**What is needed**
Take the data below and write out exactly the lines from the one with "Write a Python" through the one with "ax = fig.add_axes([0.1166, 0.102, 0.8816, 0.8695])"; omit every other line.

**Data lines**
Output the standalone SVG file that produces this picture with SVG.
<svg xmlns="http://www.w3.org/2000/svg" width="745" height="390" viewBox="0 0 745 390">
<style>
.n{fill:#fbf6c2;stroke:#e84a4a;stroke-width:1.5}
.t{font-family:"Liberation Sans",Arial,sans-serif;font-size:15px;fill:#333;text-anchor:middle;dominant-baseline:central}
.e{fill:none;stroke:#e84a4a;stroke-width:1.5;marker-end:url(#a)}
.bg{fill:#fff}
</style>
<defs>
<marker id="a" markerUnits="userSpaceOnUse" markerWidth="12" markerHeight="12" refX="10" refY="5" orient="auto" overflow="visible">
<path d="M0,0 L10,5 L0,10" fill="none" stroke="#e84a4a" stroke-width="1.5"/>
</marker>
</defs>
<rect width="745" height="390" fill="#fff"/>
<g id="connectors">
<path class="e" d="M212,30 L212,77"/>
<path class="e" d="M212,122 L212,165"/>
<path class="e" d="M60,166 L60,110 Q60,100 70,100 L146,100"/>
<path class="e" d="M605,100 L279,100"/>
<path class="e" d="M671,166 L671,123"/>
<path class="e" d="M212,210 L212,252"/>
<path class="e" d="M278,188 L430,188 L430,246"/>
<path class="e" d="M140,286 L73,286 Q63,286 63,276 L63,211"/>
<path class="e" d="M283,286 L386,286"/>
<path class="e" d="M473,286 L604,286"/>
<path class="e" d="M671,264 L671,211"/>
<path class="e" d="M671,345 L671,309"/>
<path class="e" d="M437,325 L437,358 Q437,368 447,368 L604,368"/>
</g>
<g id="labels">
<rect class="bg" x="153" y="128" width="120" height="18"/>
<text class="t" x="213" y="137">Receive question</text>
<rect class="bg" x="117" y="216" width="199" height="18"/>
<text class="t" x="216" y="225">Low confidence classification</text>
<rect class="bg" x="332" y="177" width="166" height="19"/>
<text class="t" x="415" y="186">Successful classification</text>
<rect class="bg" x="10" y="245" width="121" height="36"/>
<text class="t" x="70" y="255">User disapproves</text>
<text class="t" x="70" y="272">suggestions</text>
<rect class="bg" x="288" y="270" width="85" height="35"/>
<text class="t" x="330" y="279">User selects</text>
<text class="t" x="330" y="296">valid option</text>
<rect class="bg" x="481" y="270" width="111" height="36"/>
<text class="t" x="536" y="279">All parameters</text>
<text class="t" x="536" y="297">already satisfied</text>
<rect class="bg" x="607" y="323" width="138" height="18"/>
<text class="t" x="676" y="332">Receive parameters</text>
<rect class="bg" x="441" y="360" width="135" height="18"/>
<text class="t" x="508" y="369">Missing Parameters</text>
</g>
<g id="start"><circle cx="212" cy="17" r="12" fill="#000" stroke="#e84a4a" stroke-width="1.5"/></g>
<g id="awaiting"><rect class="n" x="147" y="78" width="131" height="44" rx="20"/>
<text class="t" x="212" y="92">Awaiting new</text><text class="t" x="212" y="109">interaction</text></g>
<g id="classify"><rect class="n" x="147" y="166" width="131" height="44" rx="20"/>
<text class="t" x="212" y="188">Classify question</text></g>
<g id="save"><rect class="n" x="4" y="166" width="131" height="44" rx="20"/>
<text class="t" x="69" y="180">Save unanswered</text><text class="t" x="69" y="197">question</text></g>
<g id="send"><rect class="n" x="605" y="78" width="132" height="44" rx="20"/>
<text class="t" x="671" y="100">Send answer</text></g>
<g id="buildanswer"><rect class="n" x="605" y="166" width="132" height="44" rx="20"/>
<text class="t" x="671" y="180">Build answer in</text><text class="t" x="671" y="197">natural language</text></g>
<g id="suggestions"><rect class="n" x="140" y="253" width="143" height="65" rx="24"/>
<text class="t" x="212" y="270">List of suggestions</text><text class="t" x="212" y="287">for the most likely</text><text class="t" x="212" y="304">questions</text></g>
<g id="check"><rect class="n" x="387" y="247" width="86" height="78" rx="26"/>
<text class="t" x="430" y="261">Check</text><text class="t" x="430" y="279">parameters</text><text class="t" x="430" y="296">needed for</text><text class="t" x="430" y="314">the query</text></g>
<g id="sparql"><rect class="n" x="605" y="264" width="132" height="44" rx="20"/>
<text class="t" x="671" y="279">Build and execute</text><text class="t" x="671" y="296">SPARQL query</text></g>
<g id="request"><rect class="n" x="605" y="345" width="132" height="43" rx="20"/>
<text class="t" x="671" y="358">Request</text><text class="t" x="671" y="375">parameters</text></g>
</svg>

...

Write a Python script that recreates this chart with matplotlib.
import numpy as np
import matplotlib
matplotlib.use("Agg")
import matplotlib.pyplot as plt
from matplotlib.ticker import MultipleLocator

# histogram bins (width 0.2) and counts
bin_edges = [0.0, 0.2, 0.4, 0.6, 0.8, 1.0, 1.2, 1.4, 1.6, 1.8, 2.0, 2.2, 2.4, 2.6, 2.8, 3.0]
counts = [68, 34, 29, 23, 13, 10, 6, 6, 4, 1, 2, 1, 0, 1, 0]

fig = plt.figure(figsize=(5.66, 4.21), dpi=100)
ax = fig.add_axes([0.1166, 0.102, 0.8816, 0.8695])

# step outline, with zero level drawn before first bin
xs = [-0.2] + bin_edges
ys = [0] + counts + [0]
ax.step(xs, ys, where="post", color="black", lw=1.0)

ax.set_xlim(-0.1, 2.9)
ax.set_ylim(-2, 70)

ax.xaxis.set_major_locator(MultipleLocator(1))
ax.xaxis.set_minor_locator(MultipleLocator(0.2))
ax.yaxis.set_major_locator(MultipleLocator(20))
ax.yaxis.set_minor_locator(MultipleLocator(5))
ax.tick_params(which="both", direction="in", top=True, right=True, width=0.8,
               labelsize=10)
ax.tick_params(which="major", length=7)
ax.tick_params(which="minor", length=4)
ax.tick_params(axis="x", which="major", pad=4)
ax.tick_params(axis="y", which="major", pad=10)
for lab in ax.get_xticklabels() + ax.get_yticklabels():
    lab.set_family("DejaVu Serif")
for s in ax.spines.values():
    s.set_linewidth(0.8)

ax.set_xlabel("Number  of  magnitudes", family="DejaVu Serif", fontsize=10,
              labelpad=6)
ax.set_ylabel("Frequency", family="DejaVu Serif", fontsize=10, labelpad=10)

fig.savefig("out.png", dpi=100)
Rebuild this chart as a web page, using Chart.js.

**Response to this task**
Write a Python script that recreates this chart with matplotlib.
import numpy as np
import matplotlib
matplotlib.use("Agg")
import matplotlib.pyplot as plt
from matplotlib.ticker import MultipleLocator

# histogram bins (width 0.2) and counts
bin_edges = [0.0, 0.2, 0.4, 0.6, 0.8, 1.0, 1.2, 1.4, 1.6, 1.8, 2.0, 2.2, 2.4, 2.6, 2.8, 3.0]
counts = [68, 34, 29, 23, 13, 10, 6, 6, 4, 1, 2, 1, 0, 1, 0]

fig = plt.figure(figsize=(5.66, 4.21), dpi=100)
ax = fig.add_axes([0.1166, 0.102, 0.8816, 0.8695])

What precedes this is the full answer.